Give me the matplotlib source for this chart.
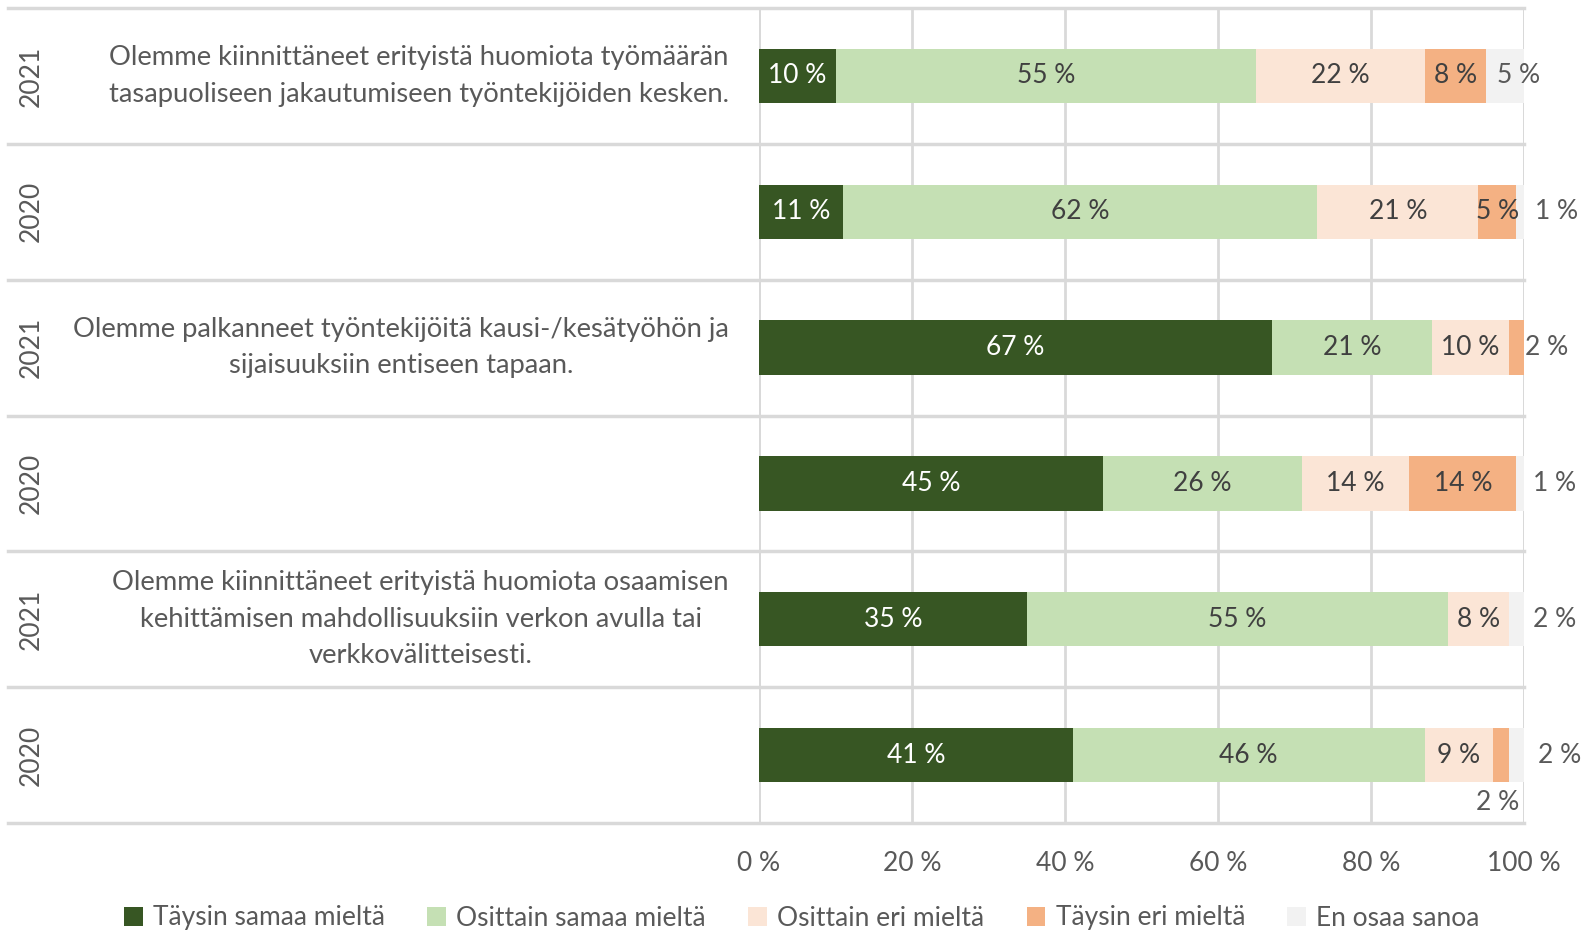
import matplotlib.pyplot as plt
from matplotlib.lines import Line2D

plt.rcParams["font.family"] = ["Lato", "DejaVu Sans"]

# data, rows from top to bottom
years = ["2021", "2020", "2021", "2020", "2021", "2020"]
questions = [
    "Olemme kiinnittäneet erityistä huomiota työmäärän\ntasapuoliseen jakautumiseen työntekijöiden kesken.",
    "",
    "Olemme palkanneet työntekijöitä kausi-/kesätyöhön ja\nsijaisuuksiin entiseen tapaan.",
    "",
    "Olemme kiinnittäneet erityistä huomiota osaamisen\nkehittämisen mahdollisuuksiin verkon avulla tai\nverkkovälitteisesti.",
    "",
]
series = ["Täysin samaa mieltä", "Osittain samaa mieltä", "Osittain eri mieltä",
          "Täysin eri mieltä", "En osaa sanoa"]
taysin_samaa = [10, 11, 67, 45, 35, 41]
osittain_samaa = [55, 62, 21, 26, 55, 46]
osittain_eri = [22, 21, 10, 14, 8, 9]
taysin_eri = [8, 5, 2, 14, 0, 2]
en_osaa = [5, 1, 0, 1, 2, 2]
values = [taysin_samaa, osittain_samaa, osittain_eri, taysin_eri, en_osaa]
ticks = [0, 20, 40, 60, 80, 100]

colors = ["#375623", "#C5E0B4", "#FBE5D6", "#F4B183", "#F2F2F2"]
txt_colors = ["white", "#404040", "#404040", "#404040", "#404040"]
grid_c = "#D9D9D9"
gray = "#595959"
fs = 19

# small segments whose label sits outside: (row, series) -> (dx px, dy px, anchor)
outside = {
    (0, 4): (14, 0, "center"),
    (1, 4): (11, 0, "left"),
    (2, 3): (1, 0, "left"),
    (3, 4): (9, 0, "left"),
    (4, 4): (9, 0, "left"),
    (5, 4): (14, 0, "left"),
    (5, 3): (-3, -47, "center"),
}

W, H = 1591, 932
L, R, T, B = 759, 1524, 8, 823
fig = plt.figure(figsize=(W / 100, H / 100), dpi=100)
ax = fig.add_axes([L / W, 1 - B / H, (R - L) / W, (B - T) / H])

rows = list(range(len(years)))
left = [0] * len(rows)
for j, vals in enumerate(values):
    ax.barh(rows, vals, left=left, height=0.4, color=colors[j], label=series[j], zorder=3)
    for i in rows:
        v = vals[i]
        if v == 0:
            continue
        key = (i, j)
        if key in outside:
            dx, dy, anc = outside[key]
            x = left[i] + v if anc == "left" else left[i] + v / 2
            ax.annotate(f"{v} %", (x, i), xytext=(dx, dy), textcoords="offset pixels",
                        ha=anc, va="center", fontsize=fs, color=gray,
                        annotation_clip=False, zorder=4)
        else:
            ax.text(left[i] + v / 2, i, f"{v} %", ha="center", va="center",
                    fontsize=fs, color=txt_colors[j], zorder=4)
    left = [left[i] + vals[i] for i in rows]

ax.set_xlim(0, 100)
ax.set_ylim(len(rows) - 0.5, -0.5)
ax.set_xticks(ticks)
ax.set_xticklabels([f"{t} %" for t in ticks], fontsize=fs, color=gray)
ax.tick_params(axis="x", length=0, pad=20)
ax.set_yticks([])
for s in ax.spines.values():
    s.set_visible(False)
ax.grid(axis="x", color=grid_c, linewidth=2, zorder=0)

# row separators running across the label area too
x0 = (8 - L) / (R - L)
for k in range(len(rows) + 1):
    y = k - 0.5
    ax.add_line(Line2D([x0, 1], [y, y], transform=ax.get_yaxis_transform(),
                       color=grid_c, linewidth=2.5, clip_on=False, zorder=1))
ax.axvline(0, color=grid_c, linewidth=2, zorder=1)
ax.axvline(100, color=grid_c, linewidth=2, zorder=1)

# year labels and question texts
yx = (31 - L) / (R - L)
qx = (729 - L) / (R - L)
for i in rows:
    ax.text(yx, i, years[i], transform=ax.get_yaxis_transform(), rotation=90,
            ha="center", va="center", fontsize=fs, color=gray)
    if questions[i]:
        ax.text(qx, i, questions[i], transform=ax.get_yaxis_transform(),
                ha="right", va="center", multialignment="center",
                fontsize=19.7, color=gray, linespacing=1.58)

fig.legend(loc="center", bbox_to_anchor=(802 / W, 1 - 918 / H), ncol=5,
           frameon=False, fontsize=fs, labelcolor=gray, handlelength=0.7,
           handleheight=0.7, handletextpad=0.4, columnspacing=1.6)

fig.savefig("out.png")
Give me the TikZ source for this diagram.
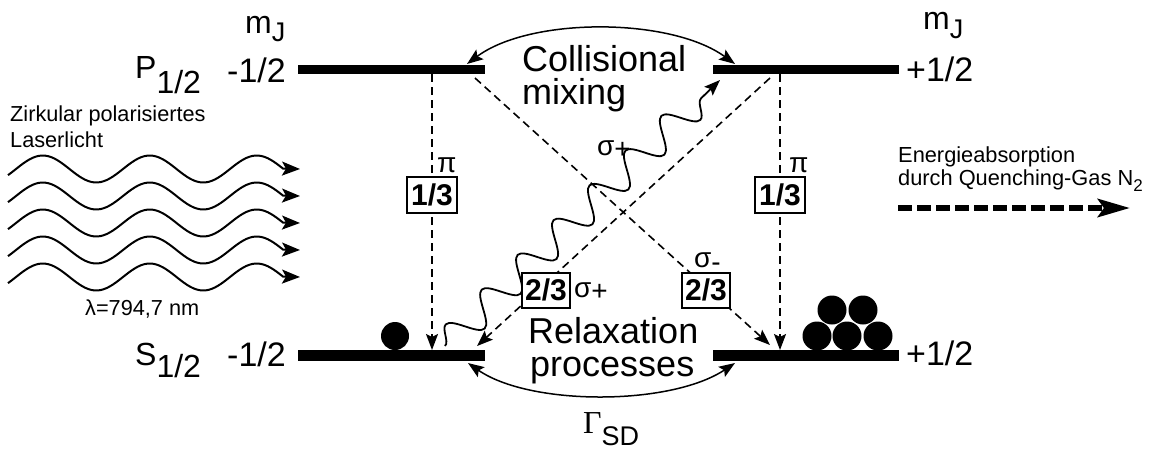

+++

> Direction:
In the entries above, locate every line with the word "source" and copy it.

> Full output:
Give me the matplotlib source for this chart.
Give me the TikZ source for this diagram.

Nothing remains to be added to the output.